Task statement:
Copy exactly the lines from the start of the material through the line with "r_carr_s), (r_lift_t, r_lift_s)]". Pictures stay out of the copy.

Recorded data:

== == ==

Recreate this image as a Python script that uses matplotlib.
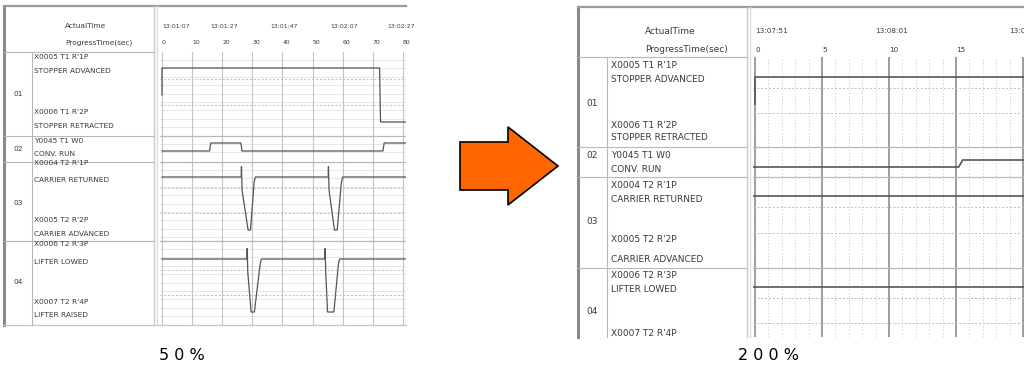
import numpy as np
import matplotlib.pyplot as plt
from matplotlib.patches import Polygon

W, H = 1024, 365

# ---- data ----
row_ids = ["01", "02", "03", "04"]

left_ticks = [0, 10, 20, 30, 40, 50, 60, 70, 80]
left_clock_pos = [0, 16, 36, 56, 75]
left_clock = ["13:01:07", "13:01:27", "13:01:47", "13:02:07", "13:02:27"]
left_labels = [
    ["X0005 T1 R'1P", "STOPPER ADVANCED", "X0006 T1 R'2P", "STOPPER RETRACTED"],
    ["Y0045 T1 W0", "CONV. RUN"],
    ["X0004 T2 R'1P", "CARRIER RETURNED", "X0005 T2 R'2P", "CARRIER ADVANCED"],
    ["X0006 T2 R'3P", "LIFTER LOWED", "X0007 T2 R'4P", "LIFTER RAISED"],
]
right_ticks = [0, 5, 10, 15, 20]
right_clock_pos = [0, 9, 19]
right_clock = ["13:07:51", "13:08:01", "13:08:11"]
right_labels = [
    ["X0005 T1 R'1P", "STOPPER ADVANCED", "X0006 T1 R'2P", "STOPPER RETRACTED"],
    ["Y0045 T1 W0", "CONV. RUN"],
    ["X0004 T2 R'1P", "CARRIER RETURNED", "X0005 T2 R'2P", "CARRIER ADVANCED"],
    ["X0006 T2 R'3P", "LIFTER LOWED", "X0007 T2 R'4P", "LIFTER RAISED"],
]

# signal traces: time (sec) and state (1 = upper label, 0 = lower label)
l_stop_t = [0, 0, 72.3, 72.6, 82]
l_stop_s = [0.5, 1, 1, 0, 0]
l_conv_t = [0, 15.8, 16.2, 26.2, 26.6, 73.4, 73.8, 82]
l_conv_s = [0, 0, 1, 1, 0, 0, 1, 1]
l_carr_t = [0, 26.3, 26.4, 26.6, 28.6, 29.4, 30.6, 31.0, 55.2, 55.3, 55.5, 57.3, 58.2, 59.6, 60.0, 82]
l_carr_s = [1, 1, 1.2, 0.75, 0, 0, 0.9, 1, 1, 1.2, 0.75, 0, 0, 0.9, 1, 1]
l_lift_t = [0, 28.2, 28.3, 28.5, 29.6, 30.7, 32.6, 33.0, 54.1, 54.2, 54.4, 55.0, 57.1, 58.6, 59.0, 82]
l_lift_s = [1, 1, 1.2, 0.75, 0, 0, 0.9, 1, 1, 1.2, 0.75, 0, 0, 0.9, 1, 1]

r_stop_t = [0, 0, 21]
r_stop_s = [0.5, 1, 1]
r_conv_t = [-0.2, 15.2, 15.5, 21]
r_conv_s = [0, 0, 1, 1]
r_carr_t = [-0.2, 21]
r_carr_s = [1, 1]
r_lift_t = [-0.2, 21]
r_lift_s = [1, 1]

left_sig = [(l_stop_t, l_stop_s), (l_conv_t, l_conv_s), (l_carr_t, l_carr_s), (l_lift_t, l_lift_s)]
right_sig = [(r_stop_t, r_stop_s), (r_conv_t, r_conv_s), (r_carr_t, r_carr_s), (r_lift_t, r_lift_s)]

# ---- screen layout (pixels) ----
left_lay = dict(x0=4, x1=406, y0=6, y1=325, numcol=32, sep=154, cx0=160, hb=52,
                rows=[52, 136, 162, 241, 325],
                levels=[(68, 122), (143, 151), (177, 230), (259, 312)],
                lines=[[57, 71, 112, 126], [141, 154], [163, 180, 220, 234], [244, 262, 302, 315]],
                numy=[94, 149, 203, 282], tx=34, hx=65, hy=(26, 43),
                t0=162, pps=3.01, fs=5.3, cfs=4.4, grid_major=10, grid_minor=None,
                ticks=left_ticks, clock_pos=left_clock_pos, clock=left_clock,
                labels=left_labels, sig=left_sig, lw=0.9, bottom=True)
right_lay = dict(x0=578, x1=1024, y0=7, y1=337, numcol=607, sep=747, cx0=753, hb=57,
                 rows=[57, 147, 177, 268, 337],
                 levels=[(77, 130), (160, 167), (196, 250), (287, 340)],
                 lines=[[65, 80, 125, 138], [155, 170], [185, 200, 240, 260], [275, 289, 333, 346]],
                 numy=[103, 155, 222, 312], tx=611, hx=645, hy=(31, 50),
                 t0=755, pps=13.4, fs=6.5, cfs=5.2, grid_major=5, grid_minor=1,
                 ticks=right_ticks, clock_pos=right_clock_pos, clock=right_clock,
                 labels=right_labels, sig=right_sig, lw=1.2, bottom=False)

fig = plt.figure(figsize=(W / 100, H / 100), dpi=100)
bg = fig.add_axes([0, 0, 1, 1])
bg.set_xlim(0, W)
bg.set_ylim(H, 0)
bg.axis('off')

txt = '#3a3a3a'
frame = '#b8b8b8'


def draw_panel(L):
    # outer frame
    bg.plot([L['x0'], L['x0']], [L['y0'], L['y1']], color='#8a8a8a', lw=2.2)
    bg.plot([L['x0'], L['x1']], [L['y0'], L['y0']], color='#9a9a9a', lw=1.6)
    if L['bottom']:
        bg.plot([L['x0'], L['x1']], [L['y1'], L['y1']], color='#c8c8c8', lw=1.0)
    # label column separators
    bg.plot([L['sep'], L['sep']], [L['y0'], L['y1']], color='#c8c8c8', lw=1.0)
    bg.plot([L['sep'] + 3, L['sep'] + 3], [L['y0'], L['y1']], color='#dcdcdc', lw=1.0)
    bg.plot([L['numcol'], L['numcol']], [L['hb'], L['y1']], color=frame, lw=0.8)
    for y in L['rows'][:-1]:
        bg.plot([L['x0'], L['sep']], [y, y], color=frame, lw=0.8)
    bg.text(L['hx'], L['hy'][0], 'ActualTime', fontsize=L['fs'], color=txt, va='center')
    bg.text(L['hx'], L['hy'][1], 'ProgressTime(sec)', fontsize=L['fs'], color=txt, va='center')
    for rid, ny in zip(row_ids, L['numy']):
        bg.text((L['x0'] + L['numcol']) / 2, ny, rid, fontsize=L['fs'], color=txt,
                ha='center', va='center')
    for labs, ys in zip(L['labels'], L['lines']):
        for s, y in zip(labs, ys):
            if y < L['y1'] - 2:
                bg.text(L['tx'], y, s, fontsize=L['fs'], color=txt, va='center')

    # chart area: x in seconds, y in screen pixels
    cx1 = L['x1']
    ax = fig.add_axes([L['cx0'] / W, 1 - L['y1'] / H, (cx1 - L['cx0']) / W, (L['y1'] - L['hb']) / H])
    ax.set_xlim((L['cx0'] - L['t0']) / L['pps'], (cx1 - L['t0']) / L['pps'])
    ax.set_ylim(L['y1'], L['hb'])
    ax.axis('off')
    tmax = (cx1 - L['t0']) / L['pps']

    # grid
    if L['grid_minor']:
        for t in np.arange(0, tmax, L['grid_minor']):
            ax.axvline(t, color='#c4c4c4', lw=0.6, ls=(0, (1.5, 2.5)))
    else:
        for y0, y1 in zip(L['rows'][:-1], L['rows'][1:]):
            for y in np.arange(y0 + 8, y1 - 3, 8.4):
                ax.axhline(y, color='#e4e4e4', lw=0.6)
    for t in np.arange(0, tmax, L['grid_major']):
        ax.axvline(t, color='#8f8f8f' if L['grid_minor'] else '#c4c4c4',
                   lw=1.2 if L['grid_minor'] else 0.8)
    for y in L['rows'][1:-1]:
        ax.axhline(y, color=frame, lw=0.9)
    for (hi, lo) in L['levels']:
        if lo - hi > 20:
            for f in (0.2, 0.68):
                ax.axhline(hi + f * (lo - hi), color='#bdbdbd', lw=0.7, ls=(0, (2, 2)))

    # signals
    for (t, s), (hi, lo) in zip(L['sig'], L['levels']):
        y = lo + np.array(s) * (hi - lo)
        ax.plot(t, y, color='#555555', lw=L['lw'], solid_joinstyle='miter')

    # header: clock times and progress ticks (the right-most ones run off the screenshot edge)
    for t, c in zip(L['clock_pos'], L['clock']):
        ax.text(t, L['hy'][0], c, fontsize=L['cfs'], color=txt, va='center', ha='left', clip_on=False)
    for t in L['ticks']:
        if t <= tmax:
            ax.text(t, L['hy'][1], str(t), fontsize=L['cfs'], color=txt, va='center', ha='left',
                    clip_on=False)
    return ax


draw_panel(left_lay)
draw_panel(right_lay)

# orange arrow between the two views
arrow = [(460, 142), (508, 142), (508, 127), (558, 166), (508, 205), (508, 190), (460, 190)]
bg.add_patch(Polygon(arrow, closed=True, facecolor='#ff6600', edgecolor='black', lw=1.2))

bg.text(182, 355, '5 0 %', fontsize=11.5, ha='center', va='center',
        family=['Liberation Sans Narrow', 'DejaVu Sans'])
bg.text(768, 355, '2 0 0 %', fontsize=11.5, ha='center', va='center',
        family=['Liberation Sans Narrow', 'DejaVu Sans'])

fig.savefig('out.png', dpi=100)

== == ==

Solution for this problem:
Recreate this image as a Python script that uses matplotlib.
import numpy as np
import matplotlib.pyplot as plt
from matplotlib.patches import Polygon

W, H = 1024, 365

# ---- data ----
row_ids = ["01", "02", "03", "04"]

left_ticks = [0, 10, 20, 30, 40, 50, 60, 70, 80]
left_clock_pos = [0, 16, 36, 56, 75]
left_clock = ["13:01:07", "13:01:27", "13:01:47", "13:02:07", "13:02:27"]
left_labels = [
    ["X0005 T1 R'1P", "STOPPER ADVANCED", "X0006 T1 R'2P", "STOPPER RETRACTED"],
    ["Y0045 T1 W0", "CONV. RUN"],
    ["X0004 T2 R'1P", "CARRIER RETURNED", "X0005 T2 R'2P", "CARRIER ADVANCED"],
    ["X0006 T2 R'3P", "LIFTER LOWED", "X0007 T2 R'4P", "LIFTER RAISED"],
]
right_ticks = [0, 5, 10, 15, 20]
right_clock_pos = [0, 9, 19]
right_clock = ["13:07:51", "13:08:01", "13:08:11"]
right_labels = [
    ["X0005 T1 R'1P", "STOPPER ADVANCED", "X0006 T1 R'2P", "STOPPER RETRACTED"],
    ["Y0045 T1 W0", "CONV. RUN"],
    ["X0004 T2 R'1P", "CARRIER RETURNED", "X0005 T2 R'2P", "CARRIER ADVANCED"],
    ["X0006 T2 R'3P", "LIFTER LOWED", "X0007 T2 R'4P", "LIFTER RAISED"],
]

# signal traces: time (sec) and state (1 = upper label, 0 = lower label)
l_stop_t = [0, 0, 72.3, 72.6, 82]
l_stop_s = [0.5, 1, 1, 0, 0]
l_conv_t = [0, 15.8, 16.2, 26.2, 26.6, 73.4, 73.8, 82]
l_conv_s = [0, 0, 1, 1, 0, 0, 1, 1]
l_carr_t = [0, 26.3, 26.4, 26.6, 28.6, 29.4, 30.6, 31.0, 55.2, 55.3, 55.5, 57.3, 58.2, 59.6, 60.0, 82]
l_carr_s = [1, 1, 1.2, 0.75, 0, 0, 0.9, 1, 1, 1.2, 0.75, 0, 0, 0.9, 1, 1]
l_lift_t = [0, 28.2, 28.3, 28.5, 29.6, 30.7, 32.6, 33.0, 54.1, 54.2, 54.4, 55.0, 57.1, 58.6, 59.0, 82]
l_lift_s = [1, 1, 1.2, 0.75, 0, 0, 0.9, 1, 1, 1.2, 0.75, 0, 0, 0.9, 1, 1]

r_stop_t = [0, 0, 21]
r_stop_s = [0.5, 1, 1]
r_conv_t = [-0.2, 15.2, 15.5, 21]
r_conv_s = [0, 0, 1, 1]
r_carr_t = [-0.2, 21]
r_carr_s = [1, 1]
r_lift_t = [-0.2, 21]
r_lift_s = [1, 1]

left_sig = [(l_stop_t, l_stop_s), (l_conv_t, l_conv_s), (l_carr_t, l_carr_s), (l_lift_t, l_lift_s)]
right_sig = [(r_stop_t, r_stop_s), (r_conv_t, r_conv_s), (r_carr_t, r_carr_s), (r_lift_t, r_lift_s)]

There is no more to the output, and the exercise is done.